Produced by Herman Shumlin and directed by Max Reinhardt, The Merchant of Yonkers opened on Broadway December 28, 1938, at the Guild Theatre. Boris Aronson created the scenic design. The production ran through January 1939, for 39 performances, with the following among the opening night cast:

- Percy Waram as Horace Vandergelder
- Jane Cowl as Dolly Gallagher Levi
- Tom Ewell as Cornelius Hackl
- Philip Coolidge as Joe Scanlon
- Bartlett Robinson as Ambrose Kemper
- Joseph Sweeney as Melchior Stack
- June Walker as Mrs.
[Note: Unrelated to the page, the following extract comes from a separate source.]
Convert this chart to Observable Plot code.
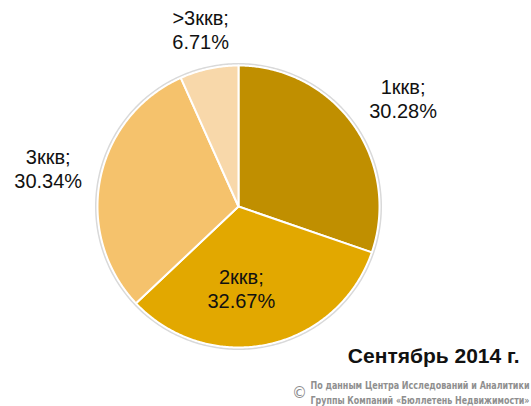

Molloy
- Nydia Westman as Minnie Fay

==Rewrite==

In 1954, at the request of Edinburgh Festival director Tyrone Guthrie, Wilder made what he later termed "minor revisions" to his original script and rechristened the piece The Matchmaker, under which title it was presented in Edinburgh, followed by a West End theatre production in London which opened at Theatre Royal Haymarket on November 4, 1954. An American production of the revised play opened on Broadway on December 5, 1955, with Ruth Gordon as Dolly and had a far more successful run of 486 performances, followed by a motion picture version starring Shirley Booth as Dolly. The Matchmaker later served as the basis for Jerry Herman's 1964 musical hit Hello, Dolly!, running for 2,844 performances.